### WHAT THIS TASK INVOLVES
Will you output all of the data below exactly, omitting the images?

-- Start MATERIAL --

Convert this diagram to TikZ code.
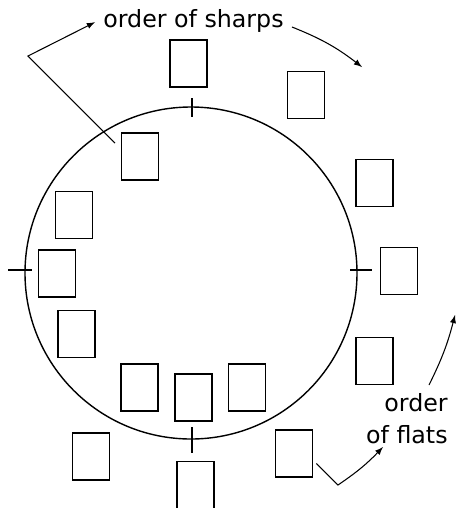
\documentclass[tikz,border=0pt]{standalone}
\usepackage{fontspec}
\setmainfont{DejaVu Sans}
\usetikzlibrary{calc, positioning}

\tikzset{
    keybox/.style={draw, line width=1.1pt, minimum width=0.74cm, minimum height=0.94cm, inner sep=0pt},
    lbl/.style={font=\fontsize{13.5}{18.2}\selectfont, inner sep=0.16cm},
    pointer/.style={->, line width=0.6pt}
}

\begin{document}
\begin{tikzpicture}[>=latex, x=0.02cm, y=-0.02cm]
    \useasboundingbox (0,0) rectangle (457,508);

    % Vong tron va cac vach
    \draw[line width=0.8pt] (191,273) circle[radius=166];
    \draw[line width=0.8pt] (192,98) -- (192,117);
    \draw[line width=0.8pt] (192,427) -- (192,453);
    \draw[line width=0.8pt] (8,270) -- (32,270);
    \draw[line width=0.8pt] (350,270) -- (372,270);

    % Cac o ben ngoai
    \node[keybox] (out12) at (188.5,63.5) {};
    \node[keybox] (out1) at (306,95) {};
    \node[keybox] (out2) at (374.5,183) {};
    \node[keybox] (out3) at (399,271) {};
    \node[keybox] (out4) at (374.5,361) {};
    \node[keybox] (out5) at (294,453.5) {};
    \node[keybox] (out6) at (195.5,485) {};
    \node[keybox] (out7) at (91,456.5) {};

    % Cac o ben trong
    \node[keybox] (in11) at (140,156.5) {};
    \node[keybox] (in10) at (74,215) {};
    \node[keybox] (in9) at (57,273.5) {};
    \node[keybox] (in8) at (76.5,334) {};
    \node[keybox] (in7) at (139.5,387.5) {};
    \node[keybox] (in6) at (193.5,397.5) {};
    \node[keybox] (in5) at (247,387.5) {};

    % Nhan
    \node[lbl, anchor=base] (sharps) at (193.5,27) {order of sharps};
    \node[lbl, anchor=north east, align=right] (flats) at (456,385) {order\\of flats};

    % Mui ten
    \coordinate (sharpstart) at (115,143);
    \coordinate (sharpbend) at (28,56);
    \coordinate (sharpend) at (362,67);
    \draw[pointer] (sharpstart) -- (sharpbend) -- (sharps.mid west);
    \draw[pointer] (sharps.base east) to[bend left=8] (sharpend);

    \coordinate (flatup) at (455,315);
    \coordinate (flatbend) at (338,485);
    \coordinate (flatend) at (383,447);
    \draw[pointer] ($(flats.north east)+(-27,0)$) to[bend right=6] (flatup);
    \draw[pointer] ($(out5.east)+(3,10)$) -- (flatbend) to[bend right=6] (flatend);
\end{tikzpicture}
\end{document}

-- End MATERIAL --

### SOLUTION BELOW
Convert this diagram to TikZ code.
\documentclass[tikz,border=0pt]{standalone}
\usepackage{fontspec}
\setmainfont{DejaVu Sans}
\usetikzlibrary{calc, positioning}

\tikzset{
    keybox/.style={draw, line width=1.1pt, minimum width=0.74cm, minimum height=0.94cm, inner sep=0pt},
    lbl/.style={font=\fontsize{13.5}{18.2}\selectfont, inner sep=0.16cm},
    pointer/.style={->, line width=0.6pt}
}

\begin{document}
\begin{tikzpicture}[>=latex, x=0.02cm, y=-0.02cm]
    \useasboundingbox (0,0) rectangle (457,508);

    % Vong tron va cac vach
    \draw[line width=0.8pt] (191,273) circle[radius=166];
    \draw[line width=0.8pt] (192,98) -- (192,117);
    \draw[line width=0.8pt] (192,427) -- (192,453);
    \draw[line width=0.8pt] (8,270) -- (32,270);
    \draw[line width=0.8pt] (350,270) -- (372,270);

    % Cac o ben ngoai
    \node[keybox] (out12) at (188.5,63.5) {};
    \node[keybox] (out1) at (306,95) {};
    \node[keybox] (out2) at (374.5,183) {};
    \node[keybox] (out3) at (399,271) {};
    \node[keybox] (out4) at (374.5,361) {};
    \node[keybox] (out5) at (294,453.5) {};
    \node[keybox] (out6) at (195.5,485) {};
    \node[keybox] (out7) at (91,456.5) {};

    % Cac o ben trong
    \node[keybox] (in11) at (140,156.5) {};
    \node[keybox] (in10) at (74,215) {};
    \node[keybox] (in9) at (57,273.5) {};
    \node[keybox] (in8) at (76.5,334) {};
    \node[keybox] (in7) at (139.5,387.5) {};
    \node[keybox] (in6) at (193.5,397.5) {};
    \node[keybox] (in5) at (247,387.5) {};

    % Nhan
    \node[lbl, anchor=base] (sharps) at (193.5,27) {order of sharps};
    \node[lbl, anchor=north east, align=right] (flats) at (456,385) {order\\of flats};

    % Mui ten
    \coordinate (sharpstart) at (115,143);
    \coordinate (sharpbend) at (28,56);
    \coordinate (sharpend) at (362,67);
    \draw[pointer] (sharpstart) -- (sharpbend) -- (sharps.mid west);
    \draw[pointer] (sharps.base east) to[bend left=8] (sharpend);

    \coordinate (flatup) at (455,315);
    \coordinate (flatbend) at (338,485);
    \coordinate (flatend) at (383,447);
    \draw[pointer] ($(flats.north east)+(-27,0)$) to[bend right=6] (flatup);
    \draw[pointer] ($(out5.east)+(3,10)$) -- (flatbend) to[bend right=6] (flatend);
\end{tikzpicture}
\end{document}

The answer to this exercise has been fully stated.